## [Short problem]
Look below and pull out each line with the word "page".

## [Given information]

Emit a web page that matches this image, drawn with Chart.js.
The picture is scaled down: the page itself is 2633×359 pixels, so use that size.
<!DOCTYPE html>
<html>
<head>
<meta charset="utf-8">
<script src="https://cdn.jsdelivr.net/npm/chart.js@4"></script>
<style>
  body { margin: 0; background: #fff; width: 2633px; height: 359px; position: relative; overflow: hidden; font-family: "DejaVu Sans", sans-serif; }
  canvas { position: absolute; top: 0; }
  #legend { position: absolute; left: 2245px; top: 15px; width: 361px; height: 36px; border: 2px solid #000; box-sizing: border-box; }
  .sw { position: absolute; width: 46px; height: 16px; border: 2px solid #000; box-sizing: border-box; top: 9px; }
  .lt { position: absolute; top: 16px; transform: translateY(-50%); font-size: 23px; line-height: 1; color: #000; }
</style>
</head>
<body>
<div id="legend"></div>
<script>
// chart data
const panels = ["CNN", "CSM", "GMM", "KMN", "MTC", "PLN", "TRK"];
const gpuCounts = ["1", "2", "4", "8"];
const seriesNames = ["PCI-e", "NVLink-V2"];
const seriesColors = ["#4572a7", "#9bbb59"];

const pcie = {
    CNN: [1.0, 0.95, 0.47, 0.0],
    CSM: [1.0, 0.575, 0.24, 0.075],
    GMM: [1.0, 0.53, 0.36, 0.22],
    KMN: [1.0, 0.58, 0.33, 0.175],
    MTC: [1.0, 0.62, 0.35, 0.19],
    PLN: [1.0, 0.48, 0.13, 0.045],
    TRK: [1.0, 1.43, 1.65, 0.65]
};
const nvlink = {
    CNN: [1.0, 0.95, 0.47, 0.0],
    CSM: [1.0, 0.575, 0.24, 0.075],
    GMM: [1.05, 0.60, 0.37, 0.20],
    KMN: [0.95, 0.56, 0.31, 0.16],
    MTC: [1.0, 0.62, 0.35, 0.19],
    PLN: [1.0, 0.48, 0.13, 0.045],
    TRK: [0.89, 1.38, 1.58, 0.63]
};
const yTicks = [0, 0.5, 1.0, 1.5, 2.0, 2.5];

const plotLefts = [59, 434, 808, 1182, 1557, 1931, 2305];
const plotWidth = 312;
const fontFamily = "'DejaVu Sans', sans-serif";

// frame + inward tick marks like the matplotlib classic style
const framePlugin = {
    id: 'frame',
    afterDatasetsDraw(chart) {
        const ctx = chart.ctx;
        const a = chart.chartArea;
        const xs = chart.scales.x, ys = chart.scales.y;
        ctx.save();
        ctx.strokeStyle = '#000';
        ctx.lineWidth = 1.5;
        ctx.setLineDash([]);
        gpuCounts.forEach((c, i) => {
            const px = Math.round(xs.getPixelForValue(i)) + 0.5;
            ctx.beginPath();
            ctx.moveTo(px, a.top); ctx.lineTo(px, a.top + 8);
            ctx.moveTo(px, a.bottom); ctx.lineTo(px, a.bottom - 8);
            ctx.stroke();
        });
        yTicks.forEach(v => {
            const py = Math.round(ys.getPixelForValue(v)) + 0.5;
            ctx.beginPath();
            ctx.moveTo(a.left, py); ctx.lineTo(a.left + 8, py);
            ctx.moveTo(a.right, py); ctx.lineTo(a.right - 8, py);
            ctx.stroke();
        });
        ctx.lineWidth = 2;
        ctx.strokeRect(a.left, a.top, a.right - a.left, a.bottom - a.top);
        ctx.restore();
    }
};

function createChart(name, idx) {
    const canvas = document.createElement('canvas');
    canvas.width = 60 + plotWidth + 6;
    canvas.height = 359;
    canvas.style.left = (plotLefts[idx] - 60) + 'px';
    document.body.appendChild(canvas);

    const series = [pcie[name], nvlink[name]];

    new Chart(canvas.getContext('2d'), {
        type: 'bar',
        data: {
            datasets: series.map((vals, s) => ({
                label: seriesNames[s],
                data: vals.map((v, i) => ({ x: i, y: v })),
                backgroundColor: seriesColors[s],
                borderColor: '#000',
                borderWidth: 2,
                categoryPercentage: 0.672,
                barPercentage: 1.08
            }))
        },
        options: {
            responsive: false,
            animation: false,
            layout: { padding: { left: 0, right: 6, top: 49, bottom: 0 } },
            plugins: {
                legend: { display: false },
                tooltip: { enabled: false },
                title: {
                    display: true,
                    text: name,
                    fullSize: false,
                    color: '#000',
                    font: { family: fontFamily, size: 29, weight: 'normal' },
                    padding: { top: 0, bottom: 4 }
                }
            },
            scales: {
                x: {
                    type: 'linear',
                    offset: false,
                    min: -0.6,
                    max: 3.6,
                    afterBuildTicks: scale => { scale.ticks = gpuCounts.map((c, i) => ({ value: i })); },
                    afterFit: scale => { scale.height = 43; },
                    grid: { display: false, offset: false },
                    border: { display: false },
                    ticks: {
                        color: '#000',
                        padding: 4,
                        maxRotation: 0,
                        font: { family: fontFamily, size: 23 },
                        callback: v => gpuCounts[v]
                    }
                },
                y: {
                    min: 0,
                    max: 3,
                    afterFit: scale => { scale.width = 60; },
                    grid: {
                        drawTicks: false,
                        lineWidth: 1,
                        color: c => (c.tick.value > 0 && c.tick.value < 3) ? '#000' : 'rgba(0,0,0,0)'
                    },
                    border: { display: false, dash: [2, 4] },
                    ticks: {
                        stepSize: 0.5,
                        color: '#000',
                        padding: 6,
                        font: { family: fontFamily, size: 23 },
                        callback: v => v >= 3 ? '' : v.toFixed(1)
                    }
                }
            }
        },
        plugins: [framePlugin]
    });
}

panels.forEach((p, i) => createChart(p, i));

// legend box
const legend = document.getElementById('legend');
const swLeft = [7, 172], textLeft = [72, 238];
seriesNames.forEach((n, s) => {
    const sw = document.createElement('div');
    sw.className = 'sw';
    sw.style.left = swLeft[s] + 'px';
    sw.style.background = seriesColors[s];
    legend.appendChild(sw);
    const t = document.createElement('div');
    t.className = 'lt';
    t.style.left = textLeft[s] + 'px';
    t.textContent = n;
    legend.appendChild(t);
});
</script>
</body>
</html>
==
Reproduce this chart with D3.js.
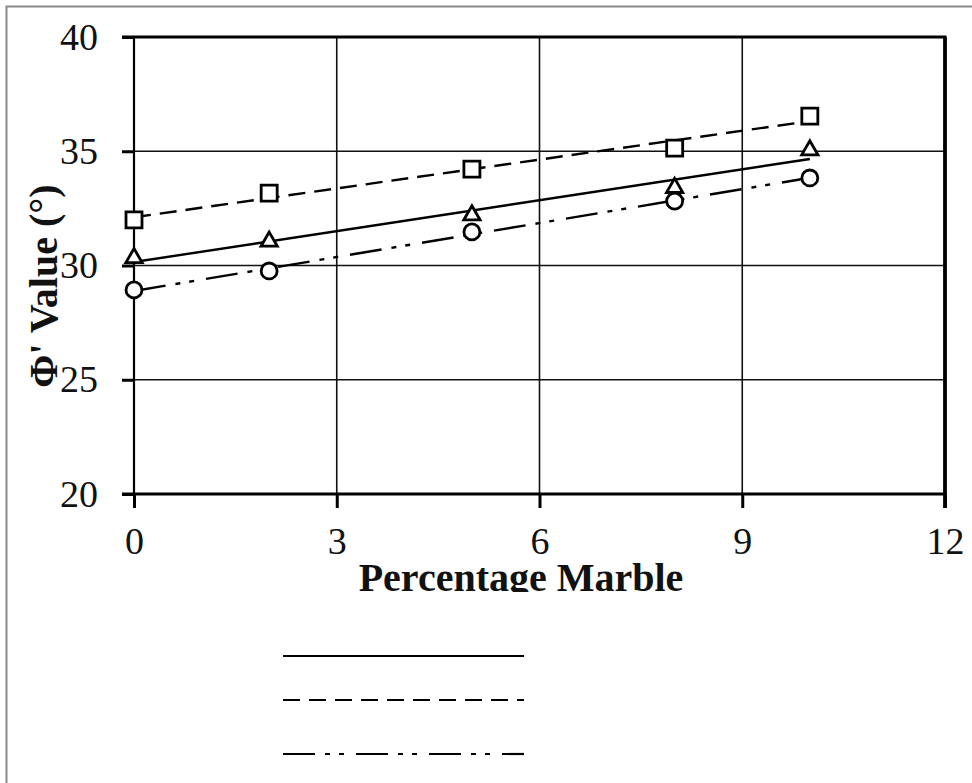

## [Result for this task]
Emit a web page that matches this image, drawn with Chart.js.
The picture is scaled down: the page itself is 2633×359 pixels, so use that size.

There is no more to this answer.